Avanti Communications Group plc
- Company type: Private limited company
- Traded as: formerly LSE: AVN
- Headquarters: London, United Kingdom
- Area served: EMEA
- Key people: Kyle Whitehill, Chief Executive Officer
- Website: avanti.space

= Avanti Communications =

Avanti Communications is a UK based satellite operator, selling wholesale satellite broadband and satellite connectivity services to Internet Service Providers, Mobile Network Operators, Enterprises, Governments and other satellite operators. The Avanti HYLAS fleet of satellites provides coverage of the Americas, Europe, the Middle East and Africa.

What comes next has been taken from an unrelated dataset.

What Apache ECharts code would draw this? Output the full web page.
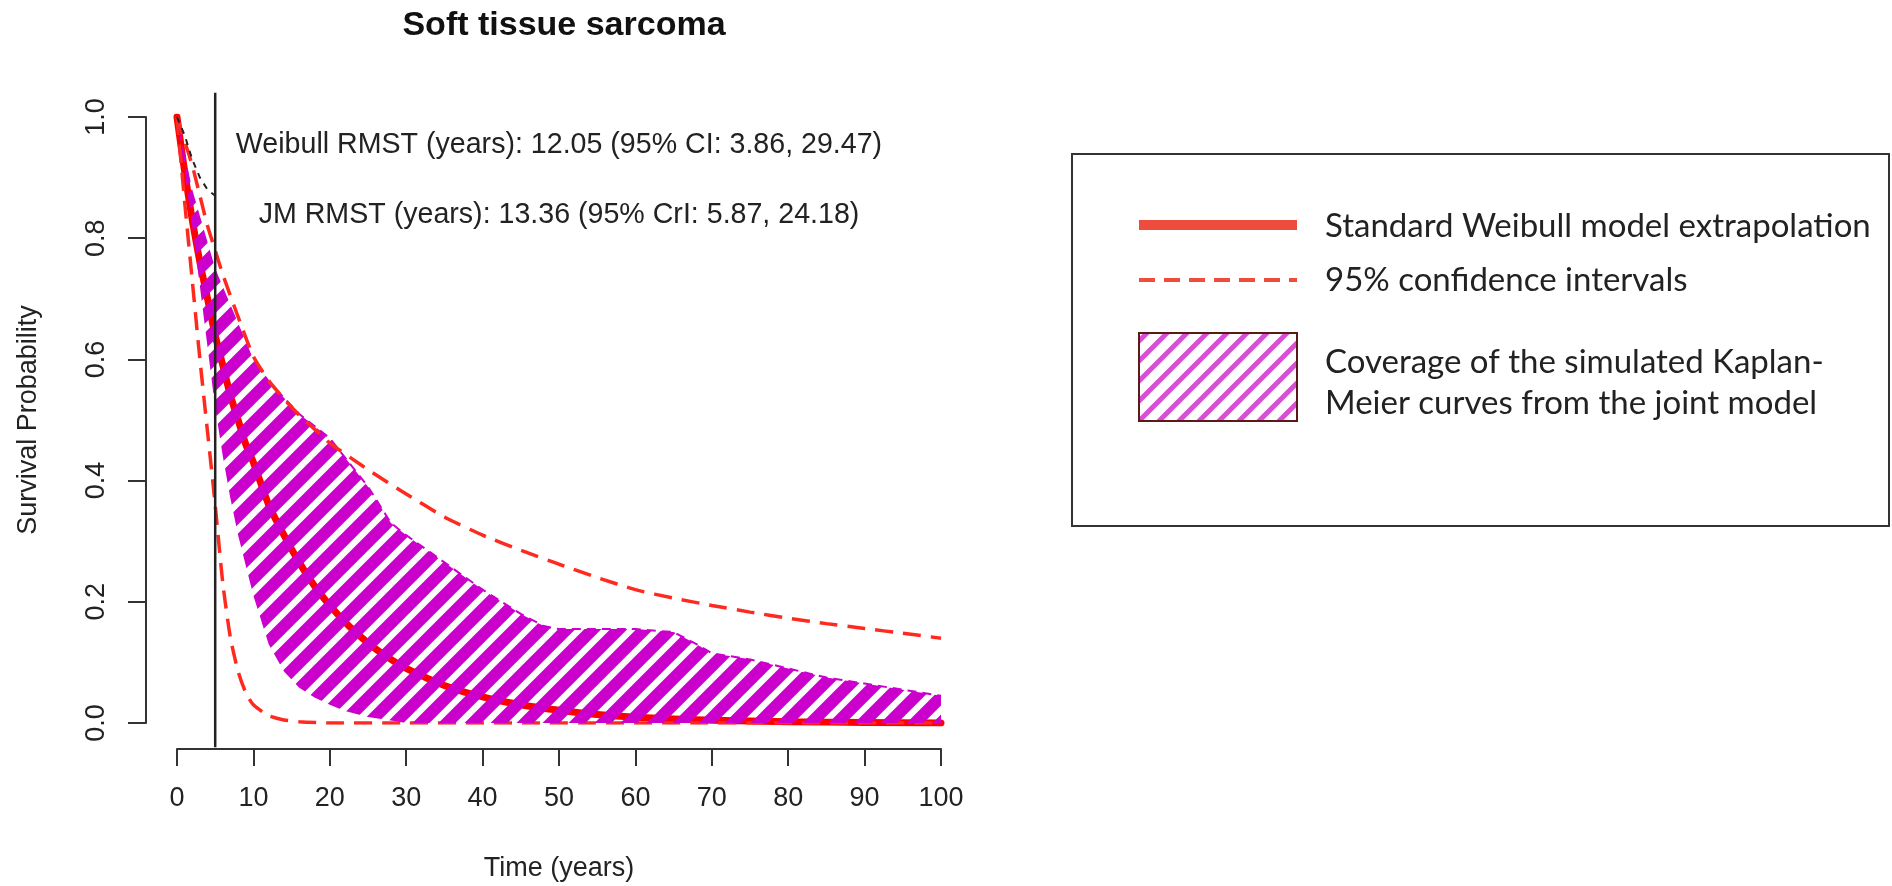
<!DOCTYPE html>
<html>
<head>
<meta charset="utf-8">
<title>Soft tissue sarcoma</title>
<script src="https://cdn.jsdelivr.net/npm/echarts@6/dist/echarts.min.js"></script>
<style>
  html, body { margin: 0; padding: 0; background: #fff; }
  #chart { width: 1892px; height: 886px; }
</style>
</head>
<body>
<div id="chart"></div>
<script>
// ---- data ----
const xTicks = [0, 10, 20, 30, 40, 50, 60, 70, 80, 90, 100]
const yTicks = [0, 0.2, 0.4, 0.6, 0.8, 1.0]

// standard weibull extrapolation (solid red)
const weibullX = [0, 1, 2, 3, 4, 5, 6, 7, 8, 9, 10, 12, 14, 16, 18, 20, 22.5, 25, 27.5, 30, 35, 40, 45, 50, 55, 60, 70, 80, 90, 100]
const weibullY = [1.00, 0.91, 0.83, 0.76, 0.70, 0.64, 0.59, 0.54, 0.50, 0.46, 0.43, 0.36, 0.31, 0.265, 0.226, 0.194, 0.16, 0.132, 0.109, 0.09, 0.062, 0.043, 0.03, 0.021, 0.014, 0.0095, 0.0045, 0.002, 0.001, 0.0]

// 95% confidence intervals (dashed red)
const ciUpX = [0, 1, 2, 3, 4, 5, 6, 8, 10, 12, 14, 16, 18, 20, 25, 30, 35, 40, 45, 50, 55, 60, 65, 70, 75, 80, 85, 90, 95, 100]
const ciUpY = [1.0, 0.96, 0.92, 0.87, 0.82, 0.78, 0.74, 0.67, 0.605, 0.565, 0.535, 0.508, 0.485, 0.462, 0.418, 0.378, 0.34, 0.31, 0.285, 0.262, 0.24, 0.22, 0.206, 0.194, 0.183, 0.173, 0.164, 0.156, 0.148, 0.14]
const ciLoX = [0, 1, 2, 3, 4, 5, 6, 7, 8, 9, 10, 12, 14, 16, 20, 30, 100]
const ciLoY = [1.0, 0.86, 0.73, 0.6, 0.48, 0.36, 0.23, 0.14, 0.085, 0.05, 0.03, 0.012, 0.005, 0.002, 0, 0, 0]

// coverage of simulated KM curves (hatched magenta band)
const bandUpX = [0, 2, 5, 8, 10, 13, 16, 20, 25, 28, 30, 35, 40, 45, 48, 50, 55, 60, 65, 68, 70, 75, 80, 85, 90, 95, 100]
const bandUpY = [1.0, 0.88, 0.75, 0.66, 0.6, 0.55, 0.51, 0.47, 0.39, 0.33, 0.31, 0.265, 0.22, 0.18, 0.16, 0.155, 0.155, 0.155, 0.15, 0.13, 0.115, 0.105, 0.09, 0.075, 0.065, 0.055, 0.045]
const bandLoX = [0, 2, 4, 5, 6, 7, 8, 10, 12, 14, 16, 18, 20, 22, 25, 28, 30, 100]
const bandLoY = [1.0, 0.82, 0.62, 0.52, 0.44, 0.37, 0.31, 0.21, 0.13, 0.085, 0.058, 0.042, 0.03, 0.02, 0.01, 0.004, 0, 0]

// observed kaplan-meier (black dashed, up to end of follow-up)
const kmX = [0, 1, 1.5, 2, 3, 4, 5]
const kmY = [1.0, 0.97, 0.95, 0.93, 0.9, 0.88, 0.87]

const followUp = 5

const rFont = "'Liberation Sans', Arial, sans-serif"
const legFont = "Lato, 'Open Sans', sans-serif"

const zip = (xs, ys) => xs.map((x, i) => [x, ys[i]])

// diagonal "/" hatch; tile holds several periods, lines run past the edges
function makeHatch(period, lineW, color) {
  let n = 4
  let size = period * n
  let c = document.createElement('canvas')
  c.width = size
  c.height = size
  let ctx = c.getContext('2d')
  ctx.strokeStyle = color
  ctx.lineWidth = lineW
  for (let k = -n - 2; k <= n + 2; k++) {
    ctx.beginPath()
    ctx.moveTo(k * period - period, size + period)
    ctx.lineTo(k * period + size + period, -period)
    ctx.stroke()
  }
  return c
}

const plotHatch = makeHatch(26, 12, '#cc00cc')
const legendHatch = makeHatch(20, 5, '#d84fd5')

let chart = echarts.init(document.getElementById('chart'), null, { renderer: 'canvas' })

let option = {
  backgroundColor: '#fff',
  animation: false,
  title: {
    text: 'Soft tissue sarcoma',
    left: 559,
    textAlign: 'center',
    top: 4,
    textStyle: { fontFamily: rFont, fontSize: 34, fontWeight: 'bold', color: '#111' }
  },
  grid: {
    left: 177,
    right: 951,
    top: 117,
    bottom: 163,
    containLabel: false,
    outerBoundsMode: 'none'
  },
  xAxis: {
    type: 'value',
    min: xTicks[0],
    max: xTicks[xTicks.length - 1],
    interval: 10,
    offset: 26,
    name: 'Time (years)',
    nameLocation: 'middle',
    nameGap: 106,
    nameTextStyle: { fontFamily: rFont, fontSize: 27, color: '#222' },
    axisLine: { show: true, onZero: false, lineStyle: { color: '#333', width: 2 } },
    axisTick: { show: true, length: 17, lineStyle: { color: '#333', width: 2 } },
    axisLabel: { fontFamily: rFont, fontSize: 27, color: '#222', margin: 36 },
    splitLine: { show: false }
  },
  yAxis: {
    type: 'value',
    min: yTicks[0],
    max: yTicks[yTicks.length - 1],
    interval: 0.2,
    offset: 31,
    name: 'Survival Probability',
    nameLocation: 'middle',
    nameGap: 104,
    nameTextStyle: { fontFamily: rFont, fontSize: 27, color: '#222' },
    axisLine: { show: true, onZero: false, lineStyle: { color: '#333', width: 2 } },
    axisTick: { show: true, length: 18, lineStyle: { color: '#333', width: 2 } },
    axisLabel: {
      fontFamily: rFont, fontSize: 27, color: '#222', margin: 36, rotate: 90,
      formatter: v => v.toFixed(1)
    },
    splitLine: { show: false }
  },
  series: [
    {
      // sits on the bottom layer so the hatch is drawn over it
      name: 'Standard Weibull model extrapolation',
      type: 'line',
      data: zip(weibullX, weibullY),
      showSymbol: false,
      smooth: 0.2,
      zlevel: 0,
      z: 2,
      lineStyle: { color: '#ff0000', width: 7, cap: 'round' }
    },
    {
      name: 'lower CI',
      type: 'line',
      data: zip(ciLoX, ciLoY),
      showSymbol: false,
      smooth: 0.2,
      zlevel: 0,
      z: 3,
      lineStyle: { color: '#ff2a1f', width: 3.5, type: [18, 10] }
    },
    {
      name: 'KM coverage',
      type: 'custom',
      data: [[0, 1]],
      encode: { x: 0, y: 1 },
      zlevel: 1,
      z: 2,
      renderItem: (params, api) => {
        let pts = []
        for (let i = 0; i < bandUpX.length; i++) pts.push(api.coord([bandUpX[i], bandUpY[i]]))
        for (let i = bandLoX.length - 1; i >= 0; i--) pts.push(api.coord([bandLoX[i], bandLoY[i]]))
        return {
          type: 'polygon',
          shape: { points: pts },
          style: { fill: { image: plotHatch, repeat: 'repeat' } }
        }
      }
    },
    {
      // dashed edge of the simulated curves
      name: 'KM edge',
      type: 'line',
      data: zip(bandUpX, bandUpY).filter(p => p[0] >= 12),
      showSymbol: false,
      zlevel: 1,
      z: 3,
      lineStyle: { color: '#cc00cc', width: 2, type: [9, 6] }
    },
    {
      name: 'upper CI',
      type: 'line',
      data: zip(ciUpX, ciUpY),
      showSymbol: false,
      smooth: 0.2,
      zlevel: 1,
      z: 4,
      lineStyle: { color: '#ff2a1f', width: 3.5, type: [18, 10] }
    },
    {
      name: 'observed KM',
      type: 'line',
      data: zip(kmX, kmY),
      showSymbol: false,
      zlevel: 1,
      z: 5,
      lineStyle: { color: '#222', width: 2, type: [6, 6] }
    },
    {
      name: 'end of follow-up',
      type: 'line',
      data: [[followUp, -0.04], [followUp, 1.04]],
      clip: false,
      showSymbol: false,
      zlevel: 1,
      z: 6,
      lineStyle: { color: '#222', width: 2.5 }
    }
  ],
  graphic: [
    {
      type: 'text', z: 10,
      style: {
        x: 559, y: 145, text: 'Weibull RMST (years): 12.05 (95% CI: 3.86, 29.47)',
        font: '28.6px ' + rFont, fill: '#222', align: 'center', verticalAlign: 'middle'
      }
    },
    {
      type: 'text', z: 10,
      style: {
        x: 559, y: 215, text: 'JM RMST (years): 13.36 (95% CrI: 5.87, 24.18)',
        font: '28.6px ' + rFont, fill: '#222', align: 'center', verticalAlign: 'middle'
      }
    },
    // legend box
    {
      type: 'rect', z: 10,
      shape: { x: 1072, y: 154, width: 817, height: 372 },
      style: { fill: '#fff', stroke: '#333', lineWidth: 2 }
    },
    {
      type: 'line', z: 11,
      shape: { x1: 1139, y1: 225, x2: 1297, y2: 225 },
      style: { stroke: '#ee4d3d', lineWidth: 10 }
    },
    {
      type: 'line', z: 11,
      shape: { x1: 1139, y1: 280, x2: 1297, y2: 280 },
      style: { stroke: '#ee4d3d', lineWidth: 4, lineDash: [16, 9] }
    },
    {
      type: 'rect', z: 11,
      shape: { x: 1139, y: 333, width: 158, height: 88 },
      style: { fill: { image: legendHatch, repeat: 'repeat' }, stroke: '#5a1a1a', lineWidth: 2 }
    },
    {
      type: 'text', z: 11,
      style: { x: 1325, y: 226, text: 'Standard Weibull model extrapolation', font: '33px ' + legFont, fill: '#222', verticalAlign: 'middle' }
    },
    {
      type: 'text', z: 11,
      style: { x: 1325, y: 280, text: '95% confidence intervals', font: '33px ' + legFont, fill: '#222', verticalAlign: 'middle' }
    },
    {
      type: 'text', z: 11,
      style: { x: 1325, y: 362, text: 'Coverage of the simulated Kaplan-', font: '33px ' + legFont, fill: '#222', verticalAlign: 'middle' }
    },
    {
      type: 'text', z: 11,
      style: { x: 1325, y: 403, text: 'Meier curves from the joint model', font: '33px ' + legFont, fill: '#222', verticalAlign: 'middle' }
    }
  ]
}

chart.setOption(option)
</script>
</body>
</html>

The company was listed on London's Alternative Investment Market (AIM) as LSE: AVN and employs approximately 200 staff across the UK, Europe, US, the Middle East and Africa. Its headquarters are in London (UK) with offices in Goonhilly (UK), Limassol (Cyprus), Istanbul (Turkey) Nairobi (Kenya), Dar es Salaam (Tanzania), Johannesburg (South Africa) and Lagos (Nigeria).

Kyle Whitehill joined as CEO in April 2018, with the long-standing CEO and co-founder, David Williams, stepping down in August 2017.

Avanti currently has 4 Geostationary orbit (GEO) High-throughput satellite (HTS), HYLAS-1, HYLAS-2 and HYLAS-4 in orbit. Its latest HTS, HYLAS 3, launched in July 2019 as a payload on board Airbus/European Space Agency's EDRS-C satellite. Avanti has dual geo-redundant Gateway Earth Stations (GES) across Europe the Middle East and Africa to provide high levels of network resiliency and resulting in a claimed 99.9% uptime service level. The company has GES in the UK, Cyprus, Germany, Turkey, South Africa and Nigeria.

In September 2019, Avanti announced it will delist from London Stock Exchange. The trading with Avanti's stock ended 17 September 2019. At the time, Avanti had 3 geostationary communications satellites (HYLAS-1, HYLAS-2, HYLAS-4), a hosted payload on Airbus’ and the European Space Agency's EDRS-C satellite (HYLAS-3), and a leased payload on SES's Astra 5B satellite.